Professor of Ancient History at the University of St Andrews, and formerly Director of the British School at Rome, Smith was appointed on 1 September 2020 as Executive Chair of the Arts and Humanities Research Council.

==Early life and education==
Born in 1965 at Aylesbury, Buckinghamshire, Smith attended Aylesbury Grammar School before going up to Keble College, Oxford, to read Literae Humaniores, graduating as Bachelor of Arts in 1988. He then pursued further studies, taking a DPhil from Oxford in 1992.

==Academic career==
After joining the University of St Andrews in 1992 as a Lecturer in Ancient History, Smith was appointed to a professorial chair in 2002.

Elected FSA (Scot), he served as Proctor & Provost of St Leonard's College at St Andrews, before becoming President of the Unione Internazionale degli Istituti di Archeologia Storia e Storia dell'Arte in Rome from 2012 to 2017.

In 2017 Smith was awarded a three-year Leverhulme Trust Major Research Grant to study Rome's early kings, and is a foreign member to the Istituto Nazionale di Studi Etruschi ed Italici in Florence.

His research explores constitutionalism and state formation with particular emphasis on the development of Rome as a political and social community and how this was represented in ancient historical writing and subsequent political thought.

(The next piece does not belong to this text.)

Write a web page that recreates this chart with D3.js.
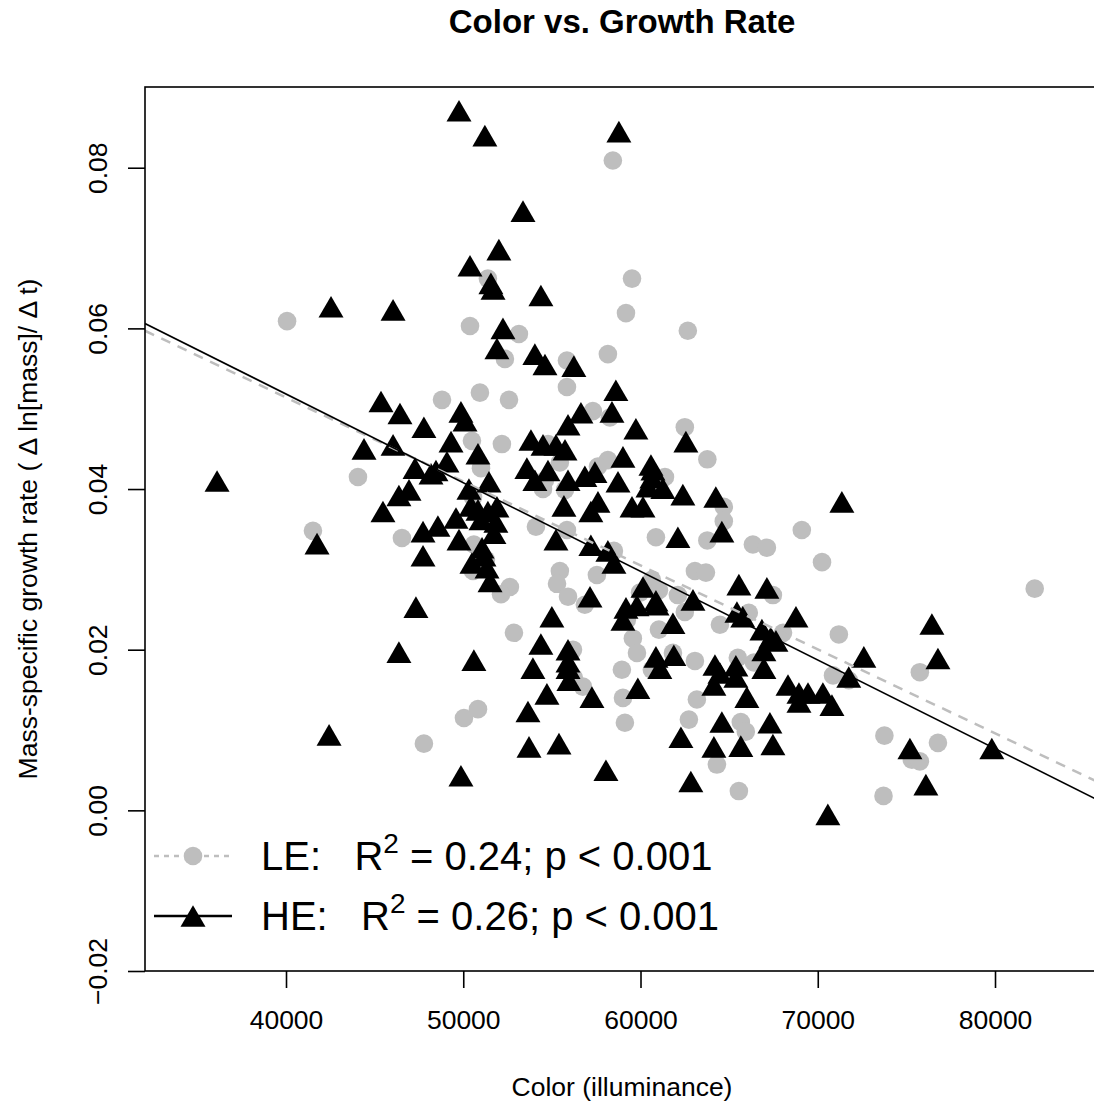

== Selected publications and awards==
Among Smith's publications are:
- Early Rome and Latium: Economy and Society c. 1000 to 500 BC Oxford : Clarendon Press; New York : Oxford University Press, 1996. ISBN 978-0-19-815031-2.
- The Roman Clan: The Gens from Ancient Ideology to Modern Anthropology.Cambridge; New York : Cambridge University Press, 2006. ISBN 978-0-521-85692-8.
- Christopher John Smith; Anton Powell; Tim Cornell, eds. The lost memoirs of Augustus and the development of Roman autobiography. Swansea [Wales]: Classical Press of Wales; Oakville, CT: Distributor in the United States of America, David Brown Book Co., 2009. ISBN 978-1-905125-25-8.
- CJ Smith, RJ Covino (eds). Praise and Blame in Roman Republican Oratory. Swansea : Classical Press of Wales; Oakville, CT : Distributor in the United States of America, David Brown Book Co., 2011. ISBN 978-1-905125-46-3.
- Peter Derow; Christopher John Smith; Liv Mariah Yarrow, eds. Imperialism, Cultural Politics, and Polybius. Oxford; New York : Oxford University Press, 2012. ISBN 978-0-19-960075-5.

===Fellowships===
- FSA
- FRHistS
- FSA (Scot)
- FRSE
- Awarded Premio Cultori di Roma 2017 by the Istituto Nazionale di Studi Romani.